On the final day of exhibition Generation X: 50 Artworks from the Chartwell Collection, join us at Level 4 of Te Papa Tongarewa for the trials, tribulations, and successes of Art School. Chaired by Dr Heather Galbraith, our panel consisting of artists and educators; Huhana Smith, Steve Carr, and Richard Maloy discussing the value of art school and explore how financial and economic factors shaped the art school experience for Generation X students.
Heather Galbraith
Heather Galbraith is a curator, writer and educator. Born in Auckland, she has lived in London, UK and Auckland and Wellington in Aotearoa. She is Professor of Fine Arts and Director Postgraduate within Toi Rauwhārangi College of Creative Arts, Massey University, Wellington.
Heather has held roles including Senior Curator Art at Museum of New Zealand Te Papa Tongarewa, Senior Curator City Gallery Wellington, and inaugural Director/Curator of St Paul Street Gallery, Auckland University of Technology, Auckland. She spent 12 years in London, Great Britain, where she undertook postgraduate studies in curatorial practice at Goldsmiths College, and worked as Exhibitions Organiser at Camden Arts Centre, London.
Steve Carr
Steve was born 1976, Gore (NZ) and lives and works in Christchurch (NZ).
Steve Carr’s work frequently talks about precise moments of transformation. He uses lens-based practices and sculpture to explore and interfere with a range of materials and entities, from apples and watermelons to balloons filled with paint, shuttlecocks, fireworks, and smoke. The artist is often the subject of the change, where he has become half-animal, a strange man-child, and a pre-teen girl. He has turned fire extinguishers into glass, bear rugs into wood, tyres into bouquets, and even himself into popcorn.
Carr received a Bachelor of Fine Arts (Sculpture) from the Dunedin School of Fine Arts, Dunedin, in 1998, and 2003, he gained a Master of Fine Arts from Elam School of Fine Arts, Auckland.
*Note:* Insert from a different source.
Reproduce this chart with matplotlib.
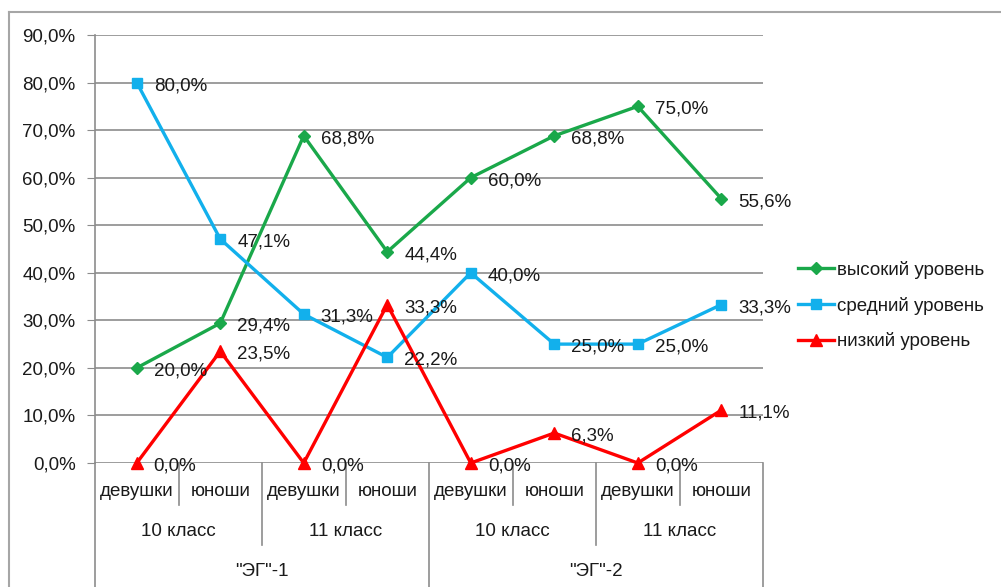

Carr co-founded Dunedin’s Blue Oyster Art Project Space in 1999. Solo exhibitions in Aotearoa, New Zealand, and Australia include Chasing the Light, National Gallery of Victoria, Melbourne, City Gallery, Wellington (2019) and Christchurch Art Gallery Te Puna o Waiwhetū (2018); A Manual for Small Archives, Centre for Contemporary Photography, Melbourne (2016); Stretching Time, Dunedin Public Art Gallery (2014). Carr’s ongoing Bronze tyre installation In Bloom has been touring New Zealand and Australia since 2020.
Steve has been a Senior Lecturer at the Ilam School of Art since 2016 and is represented by STATION Gallery, Melbourne.
Richard Maloy
Richard Maloy belongs to a generation of artists who upon graduation in the late 1990s, were compelled to find a new artistic language through their inheritance of the competing legacies of the 1960s and 1970s: minimalism, process art, performance and conceptualism. Like these art movements, Maloy’s practice is attuned to the politics of space and time. His multi-disciplinary practice has included sculpture, photography, installation and moving image. His works often drawing on performativity and process in both creation and presentation. Maloy has exhibited major works at the Asia Pacific Triennial, Queensland Art Gallery Gallery of Modern Art, Brisbane, Australia (2012). Encounters, Art Basel Hong Kong (2016) and Freedom Farmers Auckland Art Gallery Toi o Tāmaki (2013). Maloy received a Master’s in Fine Arts from the Elam School of Fine Arts, University of Auckland in 2001 and completed a Fulbright Scholarship based in California in 2010. Maloy is currently a Senior Lecturer in Fine Arts and Programme Leader Undergraduate Studies at School of Fine Arts Whitecliffe Auckland.
Huhana Smith
Huhana (Ngāti Tukorehe, Raukawa ki te Tonga) is an interdisciplinary researcher who engages in major environmental projects about freshwater to marine health and for climate change pressures that beset coastal ancestral lands and related biodiversity for Kuku, Horowhenua; within Aotearoa New Zealand and into the world.
Huhana is also a co-curator who engages in planning and implementing large-scale kaupapa Māori and action-orientated art/design projects with the global/local art/design group called Te Waituhi ā Nuku: Drawing Ecologies. Every activist intervention highlights potential solutions/scenarios to address the many environmental decline problems Māori and all communities face.
Huhana is currently leading projects in Horowhenua-Kāpiti, using mātauranga Māori methods with mapping technologies and sciences, to address climate change concerns for the coastal Tahamata farm of Ngāti Tukorehe. This latest mapping and photogrammetry drone-based project is helping make complex emissions reductions planning visual and accessible to local Māori coastal landholders, with coincidental benefit for wider communities.